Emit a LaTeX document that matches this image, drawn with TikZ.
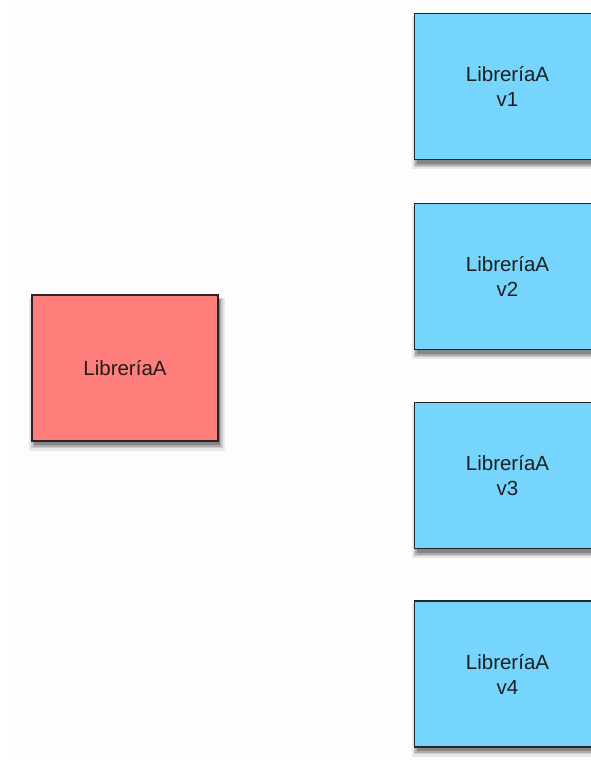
\documentclass[tikz,border=0pt]{standalone}
\usepackage{fontspec}
\setmainfont{Liberation Sans}
\usetikzlibrary{shadows}
\definecolor{bluefill}{HTML}{75D5FD}
\definecolor{redfill}{HTML}{FF7E7B}
\definecolor{bgc}{HTML}{FCFDFC}
\definecolor{txt}{HTML}{1E1E1E}
\begin{document}
\begin{tikzpicture}[x=1pt,y=-1pt,
  libbox/.style={draw=black!85, line width=1.3pt, minimum width=186pt, minimum height=146pt,
    inner sep=0pt, align=center, text=txt, font=\fontsize{20.5}{25}\selectfont,
    general shadow={fill=black, opacity=0.08, shadow xshift=2pt, shadow yshift=-6pt, shadow scale=1.05},
    general shadow={fill=black, opacity=0.12, shadow xshift=2pt, shadow yshift=-5pt, shadow scale=1.03},
    general shadow={fill=black, opacity=0.16, shadow xshift=2pt, shadow yshift=-5pt, shadow scale=1.015},
    general shadow={fill=black, opacity=0.22, shadow xshift=2pt, shadow yshift=-4pt}},
  bluebox/.style={libbox, fill=bluefill},
  redbox/.style={libbox, fill=redfill}]
\clip (0,0) rectangle (591,760);
\fill[white] (0,0) rectangle (591,760);
\fill[bgc] (10,6) rectangle (591,760);
\node[redbox] (main) at (125,368) {LibreríaA};
\node[bluebox] (v1) at (507.5,86.5) {LibreríaA\\v1};
\node[bluebox] (v2) at (507.5,276.5) {LibreríaA\\v2};
\node[bluebox] (v3) at (507.5,475.5) {LibreríaA\\v3};
\node[bluebox] (v4) at (507.5,674) {LibreríaA\\v4};
\end{tikzpicture}
\end{document}
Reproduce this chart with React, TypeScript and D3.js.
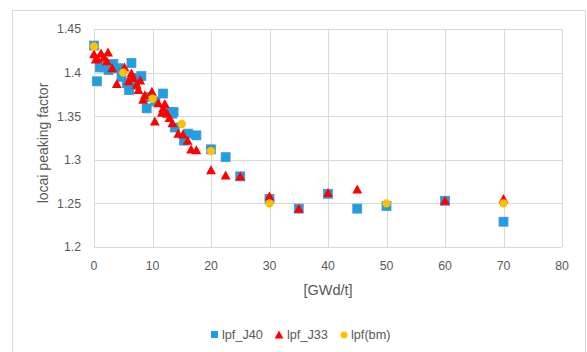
import React from "react";
import * as d3 from "d3";

const xTicks = [0, 10, 20, 30, 40, 50, 60, 70, 80];
const yTicks = [1.2, 1.25, 1.3, 1.35, 1.4, 1.45];
const yTickLabels = ["1.2", "1.25", "1.3", "1.35", "1.4", "1.45"];

const seriesNames = ["lpf_J40", "lpf_J33", "lpf(bm)"];

const lpfJ40: [number, number][] = [
  [0, 1.431], [0.5, 1.39], [1, 1.406], [1.8, 1.406], [2.5, 1.403], [3.3, 1.41],
  [4.2, 1.405], [4.7, 1.395], [5.6, 1.388], [6, 1.38], [6.4, 1.411], [6.8, 1.394],
  [7, 1.386], [8.1, 1.396], [9, 1.359], [9.5, 1.372], [10.5, 1.367], [11.8, 1.376],
  [12.5, 1.355], [13.4, 1.353], [13.6, 1.355], [13.8, 1.337], [15.4, 1.322],
  [16.1, 1.33], [17.5, 1.328], [20, 1.312], [22.5, 1.303], [25, 1.281], [30, 1.255],
  [35, 1.244], [40, 1.261], [45, 1.244], [50, 1.247], [60, 1.253], [70, 1.229],
];

const lpfJ33: [number, number][] = [
  [0, 1.421], [0.3, 1.415], [0.6, 1.416], [1.2, 1.422], [1.7, 1.417], [2.2, 1.413],
  [2.4, 1.423], [3.1, 1.405], [3.9, 1.387], [5.2, 1.406], [5.9, 1.39], [6.4, 1.399],
  [6.7, 1.394], [7.3, 1.386], [7.6, 1.38], [7.9, 1.391], [8.4, 1.369], [8.7, 1.374],
  [9.9, 1.378], [10.4, 1.344], [11, 1.365], [11.6, 1.354], [11.8, 1.359], [12.1, 1.364],
  [12.5, 1.353], [12.9, 1.348], [13.4, 1.342], [14.4, 1.33], [15.2, 1.329], [16, 1.322],
  [16.6, 1.312], [17.5, 1.311], [20, 1.288], [22.5, 1.282], [25, 1.281], [30, 1.258],
  [35, 1.244], [40, 1.262], [45, 1.266], [60, 1.253], [70, 1.255],
];

const lpfBm: [number, number][] = [
  [0, 1.43], [5, 1.4], [10, 1.37], [15, 1.341], [20, 1.31], [30, 1.25], [50, 1.25], [70, 1.25],
];

const W = 587;
const H = 352;
const plot = { left: 94, right: 562, top: 29, bottom: 247 };
const font = "'Liberation Sans', Arial, sans-serif";
const textColor = "#595959";
const gridColor = "#d9d9d9";
const blue = "#1BA1E2";
const blueStroke = "#4F8FD0";
const red = "#FF0000";
const gold = "#FFC000";

const x = d3.scaleLinear().domain([0, 80]).range([plot.left, plot.right]);
const y = d3.scaleLinear().domain([1.2, 1.45]).range([plot.bottom, plot.top]);

const tri = (cx: number, cy: number, s: number) =>
  `M${cx},${cy - s * 0.55}L${cx + s * 0.55},${cy + s * 0.45}L${cx - s * 0.55},${cy + s * 0.45}Z`;

export default function App() {
  return (
    <div style={{ position: "absolute", left: 0, top: 0 }}>
      <svg width={W} height={H} style={{ display: "block", background: "#fff" }}>
        <rect x={12.5} y={10.5} width={573} height={370} fill="#fff" stroke={gridColor} />
        {yTicks.map((t) => (
          <line key={"h" + t} x1={plot.left} x2={plot.right} y1={Math.round(y(t)) + 0.5} y2={Math.round(y(t)) + 0.5} stroke={gridColor} strokeWidth={1} />
        ))}
        {xTicks.map((t) => (
          <line key={"v" + t} x1={Math.round(x(t)) + 0.5} x2={Math.round(x(t)) + 0.5} y1={plot.top} y2={plot.bottom} stroke={gridColor} strokeWidth={1} />
        ))}
        {yTicks.map((t, i) => (
          <text key={"yl" + t} x={81} y={y(t)} dy="0.35em" textAnchor="end" fontFamily={font} fontSize={12.3} fill={textColor}>
            {yTickLabels[i]}
          </text>
        ))}
        {xTicks.map((t) => (
          <text key={"xl" + t} x={x(t)} y={266} dy="0.35em" textAnchor="middle" fontFamily={font} fontSize={12.3} fill={textColor}>
            {t}
          </text>
        ))}
        <text x={328} y={290} dy="0.35em" textAnchor="middle" fontFamily={font} fontSize={14.5} fill={textColor}>
          [GWd/t]
        </text>
        <text transform={`translate(43,143) rotate(-90)`} dy="0.35em" textAnchor="middle" fontFamily={font} fontSize={14} fill={textColor}>
          locai peaking factor
        </text>
        <g>
          {lpfJ40.map(([a, b], i) => (
            <rect key={"s" + i} x={x(a) - 4.5} y={y(b) - 4.5} width={9} height={9} fill={blue} stroke={blueStroke} strokeWidth={0.75} />
          ))}
        </g>
        <g>
          {lpfJ33.map(([a, b], i) => (
            <path key={"t" + i} d={tri(x(a), y(b), 9)} fill={red} />
          ))}
        </g>
        <g>
          {lpfBm.map(([a, b], i) => (
            <circle key={"c" + i} cx={x(a)} cy={y(b)} r={4.2} fill={gold} />
          ))}
        </g>
        <g fontFamily={font} fontSize={12.7} fill={textColor}>
          <rect x={211} y={331} width={7} height={7} fill={blue} />
          <text x={222} y={335} dy="0.35em">{seriesNames[0]}</text>
          <path d={tri(279, 335, 8)} fill={red} />
          <text x={287} y={335} dy="0.35em">{seriesNames[1]}</text>
          <circle cx={344} cy={335} r={3.5} fill={gold} />
          <text x={351} y={335} dy="0.35em">{seriesNames[2]}</text>
        </g>
      </svg>
    </div>
  );
}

Required task:
Pull out every line of the entries that includes the word "this".

Solution to the problem:
Emit a LaTeX document that matches this image, drawn with TikZ.
Reproduce this chart with React, TypeScript and D3.js.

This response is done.